■ **MATERIAL**:
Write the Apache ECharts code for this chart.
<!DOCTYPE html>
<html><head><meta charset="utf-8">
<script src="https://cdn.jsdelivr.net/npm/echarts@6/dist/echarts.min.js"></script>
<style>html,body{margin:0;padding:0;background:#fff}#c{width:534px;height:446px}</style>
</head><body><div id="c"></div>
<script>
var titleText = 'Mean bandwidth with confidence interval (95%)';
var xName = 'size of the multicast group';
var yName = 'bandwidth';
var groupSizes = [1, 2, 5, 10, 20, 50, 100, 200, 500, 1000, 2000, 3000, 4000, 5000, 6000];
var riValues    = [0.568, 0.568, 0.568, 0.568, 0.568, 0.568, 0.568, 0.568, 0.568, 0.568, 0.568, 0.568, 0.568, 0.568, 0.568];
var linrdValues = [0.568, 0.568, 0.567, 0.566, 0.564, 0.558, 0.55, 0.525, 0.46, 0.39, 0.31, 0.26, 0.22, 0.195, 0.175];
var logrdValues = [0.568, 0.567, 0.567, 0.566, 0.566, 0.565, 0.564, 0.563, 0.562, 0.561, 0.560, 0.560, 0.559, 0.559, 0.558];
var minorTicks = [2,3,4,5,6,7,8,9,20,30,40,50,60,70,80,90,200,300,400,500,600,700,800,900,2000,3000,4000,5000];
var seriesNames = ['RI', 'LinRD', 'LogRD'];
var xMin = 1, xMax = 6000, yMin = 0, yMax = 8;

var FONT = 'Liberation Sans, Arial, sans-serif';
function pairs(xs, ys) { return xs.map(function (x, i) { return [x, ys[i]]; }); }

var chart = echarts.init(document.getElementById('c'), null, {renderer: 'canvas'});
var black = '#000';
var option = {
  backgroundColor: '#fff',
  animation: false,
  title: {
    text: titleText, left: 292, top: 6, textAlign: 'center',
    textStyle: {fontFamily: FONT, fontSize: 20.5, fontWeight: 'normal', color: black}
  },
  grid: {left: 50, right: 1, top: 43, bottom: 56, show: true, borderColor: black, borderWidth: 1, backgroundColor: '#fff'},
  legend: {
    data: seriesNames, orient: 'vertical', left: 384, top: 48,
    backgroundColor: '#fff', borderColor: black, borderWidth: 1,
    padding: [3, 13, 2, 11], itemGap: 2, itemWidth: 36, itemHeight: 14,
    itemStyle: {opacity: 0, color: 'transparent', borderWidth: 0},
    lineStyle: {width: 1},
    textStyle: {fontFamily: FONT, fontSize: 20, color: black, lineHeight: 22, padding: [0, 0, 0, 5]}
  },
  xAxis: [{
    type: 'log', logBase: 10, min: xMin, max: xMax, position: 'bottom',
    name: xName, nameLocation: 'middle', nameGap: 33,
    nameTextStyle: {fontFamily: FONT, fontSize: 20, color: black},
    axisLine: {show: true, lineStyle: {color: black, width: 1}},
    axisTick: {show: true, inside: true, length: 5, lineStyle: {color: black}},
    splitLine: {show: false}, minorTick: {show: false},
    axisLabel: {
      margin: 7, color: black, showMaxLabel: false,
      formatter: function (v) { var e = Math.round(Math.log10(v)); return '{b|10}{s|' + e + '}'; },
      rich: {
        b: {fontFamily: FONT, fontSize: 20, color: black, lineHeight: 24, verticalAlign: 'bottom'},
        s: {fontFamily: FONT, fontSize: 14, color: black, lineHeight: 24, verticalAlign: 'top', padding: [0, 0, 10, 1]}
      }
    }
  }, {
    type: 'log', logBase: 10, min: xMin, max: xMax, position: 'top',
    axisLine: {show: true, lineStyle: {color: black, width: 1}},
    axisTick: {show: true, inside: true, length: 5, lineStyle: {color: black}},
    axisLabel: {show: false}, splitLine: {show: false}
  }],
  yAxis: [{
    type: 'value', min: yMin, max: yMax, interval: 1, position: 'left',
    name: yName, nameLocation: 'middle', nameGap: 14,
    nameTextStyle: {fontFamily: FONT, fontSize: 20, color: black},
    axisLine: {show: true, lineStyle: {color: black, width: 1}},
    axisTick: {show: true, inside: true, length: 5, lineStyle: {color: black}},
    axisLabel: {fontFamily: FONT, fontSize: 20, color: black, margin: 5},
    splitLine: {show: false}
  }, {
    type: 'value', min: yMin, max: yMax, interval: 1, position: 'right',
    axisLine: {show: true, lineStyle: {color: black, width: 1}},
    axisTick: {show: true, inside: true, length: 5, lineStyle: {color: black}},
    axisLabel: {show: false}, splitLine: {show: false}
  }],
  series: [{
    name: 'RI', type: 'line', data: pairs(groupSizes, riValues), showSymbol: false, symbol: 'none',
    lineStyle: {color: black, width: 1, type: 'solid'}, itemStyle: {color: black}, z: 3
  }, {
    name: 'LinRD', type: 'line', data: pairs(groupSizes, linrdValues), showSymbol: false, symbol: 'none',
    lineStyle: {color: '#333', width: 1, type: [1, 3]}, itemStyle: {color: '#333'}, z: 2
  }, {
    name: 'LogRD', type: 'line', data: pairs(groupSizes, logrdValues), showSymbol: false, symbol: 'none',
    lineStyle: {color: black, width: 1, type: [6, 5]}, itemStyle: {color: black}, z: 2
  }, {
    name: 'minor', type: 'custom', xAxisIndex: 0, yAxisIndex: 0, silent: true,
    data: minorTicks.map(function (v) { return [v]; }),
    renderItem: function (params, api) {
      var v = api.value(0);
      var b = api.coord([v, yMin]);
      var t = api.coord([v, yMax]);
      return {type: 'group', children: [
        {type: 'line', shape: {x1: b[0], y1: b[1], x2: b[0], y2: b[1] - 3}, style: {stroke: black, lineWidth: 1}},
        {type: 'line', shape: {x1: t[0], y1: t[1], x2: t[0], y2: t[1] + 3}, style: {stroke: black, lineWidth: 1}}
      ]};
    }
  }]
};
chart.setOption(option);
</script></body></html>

■ **EXERCISE TASK**: Retype all of the material above with every character intact.

■ **EXERCISE RESPONSE**:
Write the Apache ECharts code for this chart.
<!DOCTYPE html>
<html><head><meta charset="utf-8">
<script src="https://cdn.jsdelivr.net/npm/echarts@6/dist/echarts.min.js"></script>
<style>html,body{margin:0;padding:0;background:#fff}#c{width:534px;height:446px}</style>
</head><body><div id="c"></div>
<script>
var titleText = 'Mean bandwidth with confidence interval (95%)';
var xName = 'size of the multicast group';
var yName = 'bandwidth';
var groupSizes = [1, 2, 5, 10, 20, 50, 100, 200, 500, 1000, 2000, 3000, 4000, 5000, 6000];
var riValues    = [0.568, 0.568, 0.568, 0.568, 0.568, 0.568, 0.568, 0.568, 0.568, 0.568, 0.568, 0.568, 0.568, 0.568, 0.568];
var linrdValues = [0.568, 0.568, 0.567, 0.566, 0.564, 0.558, 0.55, 0.525, 0.46, 0.39, 0.31, 0.26, 0.22, 0.195, 0.175];
var logrdValues = [0.568, 0.567, 0.567, 0.566, 0.566, 0.565, 0.564, 0.563, 0.562, 0.561, 0.560, 0.560, 0.559, 0.559, 0.558];
var minorTicks = [2,3,4,5,6,7,8,9,20,30,40,50,60,70,80,90,200,300,400,500,600,700,800,900,2000,3000,4000,5000];
var seriesNames = ['RI', 'LinRD', 'LogRD'];
var xMin = 1, xMax = 6000, yMin = 0, yMax = 8;

var FONT = 'Liberation Sans, Arial, sans-serif';
function pairs(xs, ys) { return xs.map(function (x, i) { return [x, ys[i]]; }); }

var chart = echarts.init(document.getElementById('c'), null, {renderer: 'canvas'});
var black = '#000';
var option = {
  backgroundColor: '#fff',
  animation: false,
  title: {
    text: titleText, left: 292, top: 6, textAlign: 'center',
    textStyle: {fontFamily: FONT, fontSize: 20.5, fontWeight: 'normal', color: black}
  },
  grid: {left: 50, right: 1, top: 43, bottom: 56, show: true, borderColor: black, borderWidth: 1, backgroundColor: '#fff'},
  legend: {
    data: seriesNames, orient: 'vertical', left: 384, top: 48,
    backgroundColor: '#fff', borderColor: black, borderWidth: 1,
    padding: [3, 13, 2, 11], itemGap: 2, itemWidth: 36, itemHeight: 14,
    itemStyle: {opacity: 0, color: 'transparent', borderWidth: 0},
    lineStyle: {width: 1},
    textStyle: {fontFamily: FONT, fontSize: 20, color: black, lineHeight: 22, padding: [0, 0, 0, 5]}
  },
  xAxis: [{
    type: 'log', logBase: 10, min: xMin, max: xMax, position: 'bottom',
    name: xName, nameLocation: 'middle', nameGap: 33,
    nameTextStyle: {fontFamily: FONT, fontSize: 20, color: black},
    axisLine: {show: true, lineStyle: {color: black, width: 1}},
    axisTick: {show: true, inside: true, length: 5, lineStyle: {color: black}},
    splitLine: {show: false}, minorTick: {show: false},
    axisLabel: {
      margin: 7, color: black, showMaxLabel: false,
      formatter: function (v) { var e = Math.round(Math.log10(v)); return '{b|10}{s|' + e + '}'; },
      rich: {
        b: {fontFamily: FONT, fontSize: 20, color: black, lineHeight: 24, verticalAlign: 'bottom'},
        s: {fontFamily: FONT, fontSize: 14, color: black, lineHeight: 24, verticalAlign: 'top', padding: [0, 0, 10, 1]}
      }
    }
  }, {
    type: 'log', logBase: 10, min: xMin, max: xMax, position: 'top',
    axisLine: {show: true, lineStyle: {color: black, width: 1}},
    axisTick: {show: true, inside: true, length: 5, lineStyle: {color: black}},
    axisLabel: {show: false}, splitLine: {show: false}
  }],
  yAxis: [{
    type: 'value', min: yMin, max: yMax, interval: 1, position: 'left',
    name: yName, nameLocation: 'middle', nameGap: 14,
    nameTextStyle: {fontFamily: FONT, fontSize: 20, color: black},
    axisLine: {show: true, lineStyle: {color: black, width: 1}},
    axisTick: {show: true, inside: true, length: 5, lineStyle: {color: black}},
    axisLabel: {fontFamily: FONT, fontSize: 20, color: black, margin: 5},
    splitLine: {show: false}
  }, {
    type: 'value', min: yMin, max: yMax, interval: 1, position: 'right',
    axisLine: {show: true, lineStyle: {color: black, width: 1}},
    axisTick: {show: true, inside: true, length: 5, lineStyle: {color: black}},
    axisLabel: {show: false}, splitLine: {show: false}
  }],
  series: [{
    name: 'RI', type: 'line', data: pairs(groupSizes, riValues), showSymbol: false, symbol: 'none',
    lineStyle: {color: black, width: 1, type: 'solid'}, itemStyle: {color: black}, z: 3
  }, {
    name: 'LinRD', type: 'line', data: pairs(groupSizes, linrdValues), showSymbol: false, symbol: 'none',
    lineStyle: {color: '#333', width: 1, type: [1, 3]}, itemStyle: {color: '#333'}, z: 2
  }, {
    name: 'LogRD', type: 'line', data: pairs(groupSizes, logrdValues), showSymbol: false, symbol: 'none',
    lineStyle: {color: black, width: 1, type: [6, 5]}, itemStyle: {color: black}, z: 2
  }, {
    name: 'minor', type: 'custom', xAxisIndex: 0, yAxisIndex: 0, silent: true,
    data: minorTicks.map(function (v) { return [v]; }),
    renderItem: function (params, api) {
      var v = api.value(0);
      var b = api.coord([v, yMin]);
      var t = api.coord([v, yMax]);
      return {type: 'group', children: [
        {type: 'line', shape: {x1: b[0], y1: b[1], x2: b[0], y2: b[1] - 3}, style: {stroke: black, lineWidth: 1}},
        {type: 'line', shape: {x1: t[0], y1: t[1], x2: t[0], y2: t[1] + 3}, style: {stroke: black, lineWidth: 1}}
      ]};
    }
  }]
};
chart.setOption(option);
</script></body></html>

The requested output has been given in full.